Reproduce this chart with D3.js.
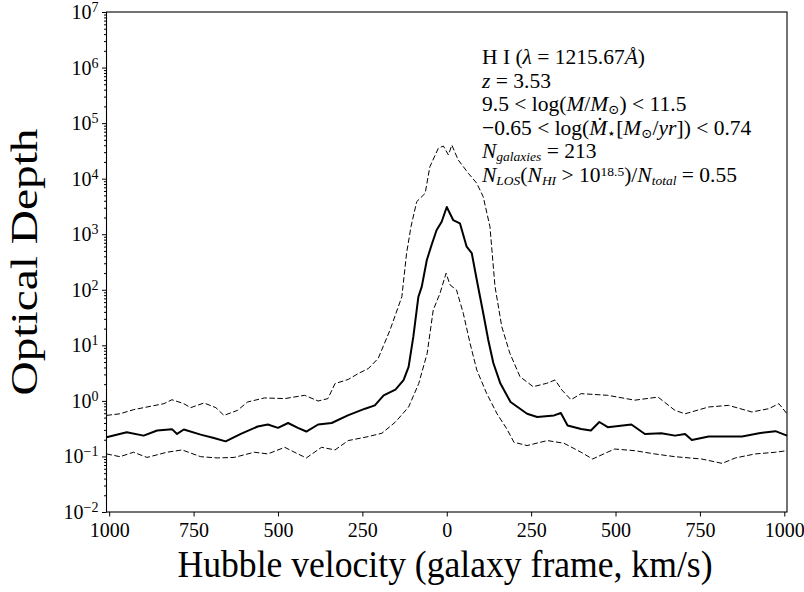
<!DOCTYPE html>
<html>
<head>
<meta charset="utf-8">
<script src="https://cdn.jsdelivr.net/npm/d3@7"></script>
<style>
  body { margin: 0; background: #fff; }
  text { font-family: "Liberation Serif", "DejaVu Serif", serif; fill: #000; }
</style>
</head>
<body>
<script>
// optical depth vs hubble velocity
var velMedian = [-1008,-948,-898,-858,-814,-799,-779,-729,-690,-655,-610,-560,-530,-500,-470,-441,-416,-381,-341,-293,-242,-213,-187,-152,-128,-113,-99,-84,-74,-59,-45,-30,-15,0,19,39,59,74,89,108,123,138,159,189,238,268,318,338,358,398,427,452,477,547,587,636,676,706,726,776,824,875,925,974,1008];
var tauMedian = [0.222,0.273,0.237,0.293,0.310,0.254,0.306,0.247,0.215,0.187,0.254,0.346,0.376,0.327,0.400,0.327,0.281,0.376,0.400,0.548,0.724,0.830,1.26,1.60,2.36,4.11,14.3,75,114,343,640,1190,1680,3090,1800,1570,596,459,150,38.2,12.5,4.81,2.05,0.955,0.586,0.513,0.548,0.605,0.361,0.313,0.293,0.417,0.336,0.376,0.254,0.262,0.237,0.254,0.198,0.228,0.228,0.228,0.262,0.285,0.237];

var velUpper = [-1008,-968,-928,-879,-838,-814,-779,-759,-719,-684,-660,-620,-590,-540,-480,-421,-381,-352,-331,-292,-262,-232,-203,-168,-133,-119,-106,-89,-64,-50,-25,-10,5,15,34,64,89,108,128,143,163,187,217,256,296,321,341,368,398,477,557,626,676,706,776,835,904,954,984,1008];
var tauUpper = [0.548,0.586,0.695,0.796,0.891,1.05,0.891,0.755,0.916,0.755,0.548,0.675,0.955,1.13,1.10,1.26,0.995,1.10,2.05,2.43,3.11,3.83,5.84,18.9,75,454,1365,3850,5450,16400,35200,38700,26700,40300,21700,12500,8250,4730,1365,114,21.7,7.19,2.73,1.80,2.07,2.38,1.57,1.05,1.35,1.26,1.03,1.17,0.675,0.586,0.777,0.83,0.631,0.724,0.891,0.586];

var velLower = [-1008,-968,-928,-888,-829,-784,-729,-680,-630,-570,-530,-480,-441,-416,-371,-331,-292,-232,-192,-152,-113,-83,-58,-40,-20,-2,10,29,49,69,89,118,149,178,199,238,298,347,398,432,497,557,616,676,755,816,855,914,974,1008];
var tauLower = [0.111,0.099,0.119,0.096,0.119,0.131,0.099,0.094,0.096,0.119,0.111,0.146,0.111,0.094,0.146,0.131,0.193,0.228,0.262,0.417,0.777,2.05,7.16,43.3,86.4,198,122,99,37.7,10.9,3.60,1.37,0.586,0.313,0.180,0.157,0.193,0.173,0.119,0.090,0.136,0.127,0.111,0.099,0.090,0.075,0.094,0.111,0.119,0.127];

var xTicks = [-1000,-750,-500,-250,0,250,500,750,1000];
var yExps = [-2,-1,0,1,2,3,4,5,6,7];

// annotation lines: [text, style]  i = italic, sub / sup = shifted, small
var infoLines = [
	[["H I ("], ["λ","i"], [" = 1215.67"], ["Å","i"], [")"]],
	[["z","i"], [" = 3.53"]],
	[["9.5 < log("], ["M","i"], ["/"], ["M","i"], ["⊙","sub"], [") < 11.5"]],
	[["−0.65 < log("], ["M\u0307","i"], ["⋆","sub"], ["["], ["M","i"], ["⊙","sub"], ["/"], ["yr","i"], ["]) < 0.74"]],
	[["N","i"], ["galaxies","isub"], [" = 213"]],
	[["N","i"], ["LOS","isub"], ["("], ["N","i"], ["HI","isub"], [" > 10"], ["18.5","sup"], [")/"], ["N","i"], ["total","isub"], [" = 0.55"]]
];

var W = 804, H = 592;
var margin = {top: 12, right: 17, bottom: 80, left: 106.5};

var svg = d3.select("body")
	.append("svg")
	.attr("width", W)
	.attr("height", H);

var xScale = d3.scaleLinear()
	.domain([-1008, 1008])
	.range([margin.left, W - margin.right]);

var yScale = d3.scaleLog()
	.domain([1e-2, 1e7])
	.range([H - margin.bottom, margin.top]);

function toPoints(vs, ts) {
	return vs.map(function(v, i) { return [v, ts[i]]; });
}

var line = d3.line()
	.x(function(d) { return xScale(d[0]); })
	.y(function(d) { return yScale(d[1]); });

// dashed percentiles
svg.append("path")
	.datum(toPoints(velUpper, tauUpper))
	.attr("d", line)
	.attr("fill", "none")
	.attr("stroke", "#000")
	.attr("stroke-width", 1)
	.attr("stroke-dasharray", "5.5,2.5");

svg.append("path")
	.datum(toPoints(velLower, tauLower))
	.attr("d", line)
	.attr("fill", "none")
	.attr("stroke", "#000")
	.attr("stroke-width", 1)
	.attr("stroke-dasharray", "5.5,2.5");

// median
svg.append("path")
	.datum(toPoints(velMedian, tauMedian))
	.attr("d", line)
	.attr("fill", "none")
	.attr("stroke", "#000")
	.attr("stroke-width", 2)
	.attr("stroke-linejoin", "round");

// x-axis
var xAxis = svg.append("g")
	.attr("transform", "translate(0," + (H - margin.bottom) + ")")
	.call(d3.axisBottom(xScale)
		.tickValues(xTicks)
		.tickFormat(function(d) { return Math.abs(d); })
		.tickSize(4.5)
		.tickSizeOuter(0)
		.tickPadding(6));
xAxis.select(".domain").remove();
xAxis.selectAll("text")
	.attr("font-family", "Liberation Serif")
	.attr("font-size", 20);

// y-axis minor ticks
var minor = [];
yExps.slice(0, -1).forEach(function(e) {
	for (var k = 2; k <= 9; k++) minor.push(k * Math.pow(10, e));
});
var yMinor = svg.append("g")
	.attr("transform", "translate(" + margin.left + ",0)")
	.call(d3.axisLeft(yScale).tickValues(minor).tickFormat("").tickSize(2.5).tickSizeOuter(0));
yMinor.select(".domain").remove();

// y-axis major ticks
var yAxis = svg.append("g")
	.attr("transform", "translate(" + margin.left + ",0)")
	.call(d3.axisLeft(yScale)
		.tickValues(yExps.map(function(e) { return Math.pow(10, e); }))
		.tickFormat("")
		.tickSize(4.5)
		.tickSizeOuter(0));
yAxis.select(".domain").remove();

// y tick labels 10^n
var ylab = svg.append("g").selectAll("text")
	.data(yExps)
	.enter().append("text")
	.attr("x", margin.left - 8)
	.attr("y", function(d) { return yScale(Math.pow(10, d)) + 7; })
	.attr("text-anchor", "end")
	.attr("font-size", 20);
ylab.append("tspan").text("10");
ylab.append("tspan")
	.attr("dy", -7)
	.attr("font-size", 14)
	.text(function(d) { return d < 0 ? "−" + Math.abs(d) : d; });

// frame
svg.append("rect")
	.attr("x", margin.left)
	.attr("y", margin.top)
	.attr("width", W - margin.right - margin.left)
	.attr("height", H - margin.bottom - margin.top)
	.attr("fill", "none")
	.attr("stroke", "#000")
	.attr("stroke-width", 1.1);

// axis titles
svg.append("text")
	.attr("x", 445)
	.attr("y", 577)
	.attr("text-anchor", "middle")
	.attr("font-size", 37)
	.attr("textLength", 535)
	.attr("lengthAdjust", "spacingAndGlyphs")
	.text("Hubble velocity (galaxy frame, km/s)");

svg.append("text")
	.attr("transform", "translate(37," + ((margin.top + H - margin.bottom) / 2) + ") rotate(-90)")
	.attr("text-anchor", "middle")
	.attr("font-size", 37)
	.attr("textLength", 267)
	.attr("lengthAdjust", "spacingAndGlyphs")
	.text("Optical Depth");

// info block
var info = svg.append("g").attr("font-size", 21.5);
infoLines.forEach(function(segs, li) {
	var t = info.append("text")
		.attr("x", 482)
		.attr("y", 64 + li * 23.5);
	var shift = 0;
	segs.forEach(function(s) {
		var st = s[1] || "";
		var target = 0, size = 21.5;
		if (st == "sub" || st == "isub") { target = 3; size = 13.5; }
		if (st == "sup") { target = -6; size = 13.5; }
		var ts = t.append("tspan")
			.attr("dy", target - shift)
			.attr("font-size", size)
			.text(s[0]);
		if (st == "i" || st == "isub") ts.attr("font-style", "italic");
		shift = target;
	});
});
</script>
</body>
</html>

•••••

__OBJECTIVE__
Extract the lines exactly, please: the first line of the listing, the line with "var yExps = [-2,-1,0,1,2,3,4,5,6,7];", and every line between them, but no pictures.

__ANSWER TO THE EXERCISE__
Reproduce this chart with D3.js.
<!DOCTYPE html>
<html>
<head>
<meta charset="utf-8">
<script src="https://cdn.jsdelivr.net/npm/d3@7"></script>
<style>
  body { margin: 0; background: #fff; }
  text { font-family: "Liberation Serif", "DejaVu Serif", serif; fill: #000; }
</style>
</head>
<body>
<script>
// optical depth vs hubble velocity
var velMedian = [-1008,-948,-898,-858,-814,-799,-779,-729,-690,-655,-610,-560,-530,-500,-470,-441,-416,-381,-341,-293,-242,-213,-187,-152,-128,-113,-99,-84,-74,-59,-45,-30,-15,0,19,39,59,74,89,108,123,138,159,189,238,268,318,338,358,398,427,452,477,547,587,636,676,706,726,776,824,875,925,974,1008];
var tauMedian = [0.222,0.273,0.237,0.293,0.310,0.254,0.306,0.247,0.215,0.187,0.254,0.346,0.376,0.327,0.400,0.327,0.281,0.376,0.400,0.548,0.724,0.830,1.26,1.60,2.36,4.11,14.3,75,114,343,640,1190,1680,3090,1800,1570,596,459,150,38.2,12.5,4.81,2.05,0.955,0.586,0.513,0.548,0.605,0.361,0.313,0.293,0.417,0.336,0.376,0.254,0.262,0.237,0.254,0.198,0.228,0.228,0.228,0.262,0.285,0.237];

var velUpper = [-1008,-968,-928,-879,-838,-814,-779,-759,-719,-684,-660,-620,-590,-540,-480,-421,-381,-352,-331,-292,-262,-232,-203,-168,-133,-119,-106,-89,-64,-50,-25,-10,5,15,34,64,89,108,128,143,163,187,217,256,296,321,341,368,398,477,557,626,676,706,776,835,904,954,984,1008];
var tauUpper = [0.548,0.586,0.695,0.796,0.891,1.05,0.891,0.755,0.916,0.755,0.548,0.675,0.955,1.13,1.10,1.26,0.995,1.10,2.05,2.43,3.11,3.83,5.84,18.9,75,454,1365,3850,5450,16400,35200,38700,26700,40300,21700,12500,8250,4730,1365,114,21.7,7.19,2.73,1.80,2.07,2.38,1.57,1.05,1.35,1.26,1.03,1.17,0.675,0.586,0.777,0.83,0.631,0.724,0.891,0.586];

var velLower = [-1008,-968,-928,-888,-829,-784,-729,-680,-630,-570,-530,-480,-441,-416,-371,-331,-292,-232,-192,-152,-113,-83,-58,-40,-20,-2,10,29,49,69,89,118,149,178,199,238,298,347,398,432,497,557,616,676,755,816,855,914,974,1008];
var tauLower = [0.111,0.099,0.119,0.096,0.119,0.131,0.099,0.094,0.096,0.119,0.111,0.146,0.111,0.094,0.146,0.131,0.193,0.228,0.262,0.417,0.777,2.05,7.16,43.3,86.4,198,122,99,37.7,10.9,3.60,1.37,0.586,0.313,0.180,0.157,0.193,0.173,0.119,0.090,0.136,0.127,0.111,0.099,0.090,0.075,0.094,0.111,0.119,0.127];

var xTicks = [-1000,-750,-500,-250,0,250,500,750,1000];
var yExps = [-2,-1,0,1,2,3,4,5,6,7];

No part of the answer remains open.